**Provided material**.
****

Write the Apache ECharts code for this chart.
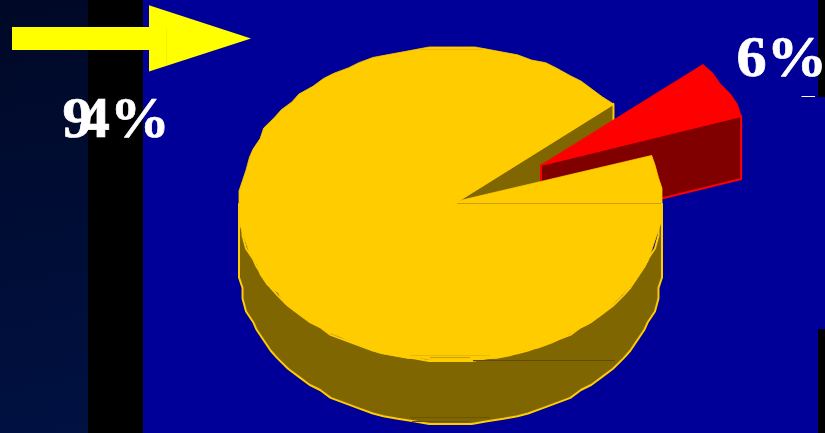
<!DOCTYPE html>
<html>
<head>
<meta charset="utf-8">
<style>html,body{margin:0;padding:0;background:#000099}#chart{width:825px;height:433px}</style>
<script src="https://cdn.jsdelivr.net/npm/echarts@6/dist/echarts.min.js"></script>
</head>
<body>
<div id="chart"></div>
<script>
// Share of each slice, in percent
var sliceValues = [94, 6];
var sliceColors = ['#FFCC00', '#FF0000'];
var sliceShades = ['#806600', '#800000'];

// Projection of the tilted disc; the rim is snapped to a coarse grid (gridX, gridY)
var disc = { cx: 450.5, cy: 204, rx: 211.5, ry: 157, depth: 63, apexX: 458, apexY: 201, step: 4, gridX: 3.525, gridY: 2.617 };
var firstAngle = 18;                 // where the small slice begins, degrees counter-clockwise from east
var pulledOut = { rimX: 89.5, rimY: -39.5, apexX: 83, apexY: -36 };

var smallStart = firstAngle;
var smallEnd = firstAngle + sliceValues[1] * 3.6;
var bigStart = smallEnd;
var bigEnd = bigStart + sliceValues[0] * 3.6;

function rimPoint(deg, dx, dy, snap) {
  var t = deg * Math.PI / 180;
  var ox = disc.rx * Math.cos(t);
  var oy = disc.ry * Math.sin(t);
  if (snap) {
    ox = Math.round(ox / disc.gridX) * disc.gridX;
    oy = Math.round(oy / disc.gridY) * disc.gridY;
  }
  return [disc.cx + ox + dx, disc.cy - oy + dy];
}
function rimArc(from, to, dx, dy) {
  var pts = [];
  var n = Math.max(1, Math.round((to - from) / disc.step));
  for (var i = 0; i <= n; i++) {
    pts.push(rimPoint(from + (to - from) * i / n, dx, dy, i > 0 && i < n));
  }
  return pts;
}
function poly(points, fill, stroke, width) {
  return {
    type: 'polygon',
    shape: { points: points },
    style: { fill: fill, stroke: stroke || null, lineWidth: width || 0, lineJoin: 'round' }
  };
}

// Side walls of the large slice: outer band and the cut face in the notch
function renderBigWalls(params, api) {
  var upper = rimArc(180, 360, 0, 0);
  var lower = rimArc(180, 360, 0, disc.depth).reverse();
  var rimTop = rimPoint(bigStart, 0, 0);
  var cut = [[disc.apexX, disc.apexY], rimTop, [rimTop[0], rimTop[1] + disc.depth], [disc.apexX, disc.apexY + disc.depth]];
  return {
    type: 'group',
    children: [
      poly(upper.concat(lower), sliceShades[0], sliceColors[0], 2),
      poly(cut, sliceShades[0], sliceColors[0], 2)
    ]
  };
}

// The pulled-out slice: cut face and top surface
function renderSmallSlice(params, api) {
  var span = api.value(0) * 3.6;
  var start = smallStart, end = start + span;
  var apex = [disc.apexX + pulledOut.apexX, disc.apexY + pulledOut.apexY];
  var rimLow = rimPoint(start, pulledOut.rimX, pulledOut.rimY);
  var wall = [apex, rimLow, [rimLow[0], rimLow[1] + disc.depth], [apex[0], apex[1] + disc.depth]];
  return {
    type: 'group',
    children: [
      poly(wall, sliceShades[1], sliceColors[1], 2),
      poly([apex].concat(rimArc(start, end, pulledOut.rimX, pulledOut.rimY)), sliceColors[1], sliceColors[1], 0.8)
    ]
  };
}

// Top surface of the large slice
function renderBigTop(params, api) {
  var span = api.value(0) * 3.6;
  return poly([[disc.apexX, disc.apexY]].concat(rimArc(bigStart, bigStart + span, 0, 0)), sliceColors[0], sliceColors[0], 0.8);
}

function layer(renderer, value, z) {
  return {
    type: 'custom',
    coordinateSystem: 'none',
    silent: true,
    animation: false,
    z: z,
    data: [[value]],
    renderItem: renderer
  };
}

function seam(x1, x2, y, color) {
  return { type: 'line', z: 50, shape: { x1: x1, y1: y, x2: x2, y2: y }, style: { stroke: color, lineWidth: 1 } };
}

var serif = '"Liberation Serif", "Times New Roman", serif';
var labelFont = 'bold 58px ' + serif;
var bigLabel = String(sliceValues[0]) + '%';
var smallLabel = String(sliceValues[1]) + '%';

var chart = echarts.init(document.getElementById('chart'), null, { renderer: 'canvas' });
chart.setOption({
  animation: false,
  backgroundColor: '#000099',
  series: [
    layer(renderBigWalls, sliceValues[0], 2),
    layer(renderSmallSlice, sliceValues[1], 3),
    layer(renderBigTop, sliceValues[0], 4)
  ],
  graphic: {
    elements: [
      // Backdrop bands
      { type: 'rect', z: 0, shape: { x: 0, y: 0, width: 88, height: 433 },
        style: { fill: new echarts.graphic.LinearGradient(0, 0, 1, 1, [
          { offset: 0, color: '#000826' }, { offset: 1, color: '#001142' }
        ]) } },
      { type: 'rect', z: 0, shape: { x: 88, y: 0, width: 55, height: 433 }, style: { fill: '#000000' } },
      { type: 'rect', z: 0, shape: { x: 818, y: 0, width: 7, height: 97 }, style: { fill: '#000000' } },
      { type: 'rect', z: 0, shape: { x: 818, y: 329, width: 7, height: 104 }, style: { fill: '#000000' } },
      { type: 'rect', z: 0, shape: { x: 801.5, y: 96, width: 13.5, height: 1 }, style: { fill: '#FFFFFF' } },

      // Arrow pointing at the pie
      { type: 'polygon', z: 1,
        shape: { points: [[12, 27], [149, 27], [149, 5.3], [251, 38.4], [149, 71.5], [149, 50], [12, 50]] },
        style: { fill: '#FFFF00' } },
      { type: 'line', z: 1, shape: { x1: 166.5, y1: 28, x2: 166.5, y2: 65 }, style: { stroke: '#F2F200', lineWidth: 1 } },

      // Hairlines on the disc
      seam(457, 661, 203.5, '#CC9E10'),
      seam(473, 615, 360.5, '#5C4B10'),
      seam(410, 490, 355.5, '#E8B800'),
      seam(430, 470, 357.5, '#C9A000'),
      seam(410, 490, 417.5, '#6B5500'),
      seam(412, 470, 421.5, '#6B5500'),
      seam(420, 482, 49.5, '#E6B800'),

      // Value labels
      { type: 'text', z: 60, x: 62.5, y: 93.5, scaleX: 1.03,
        style: {
          text: '{lead|' + bigLabel.charAt(0) + '}{rest|' + bigLabel.slice(1) + '}',
          rich: {
            lead: { font: labelFont, fill: '#FFFFFF', stroke: '#FFFFFF', lineWidth: 0.7, width: 17, align: 'left' },
            rest: { font: labelFont, fill: '#FFFFFF', stroke: '#FFFFFF', lineWidth: 0.7 }
          }
        } },
      { type: 'text', z: 60, x: 736.5, y: 32, scaleX: 1.04,
        style: { text: smallLabel, font: labelFont, fill: '#FFFFFF', stroke: '#FFFFFF', lineWidth: 0.7 } }
    ]
  }
});
</script>
</body>
</html>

****

**Short problem**. Omitting all pictures, restate exactly the lines of the material from its start through the line that contains "var sliceShades = ['#806600', '#800000'];".

**Correct response**.
Write the Apache ECharts code for this chart.
<!DOCTYPE html>
<html>
<head>
<meta charset="utf-8">
<style>html,body{margin:0;padding:0;background:#000099}#chart{width:825px;height:433px}</style>
<script src="https://cdn.jsdelivr.net/npm/echarts@6/dist/echarts.min.js"></script>
</head>
<body>
<div id="chart"></div>
<script>
// Share of each slice, in percent
var sliceValues = [94, 6];
var sliceColors = ['#FFCC00', '#FF0000'];
var sliceShades = ['#806600', '#800000'];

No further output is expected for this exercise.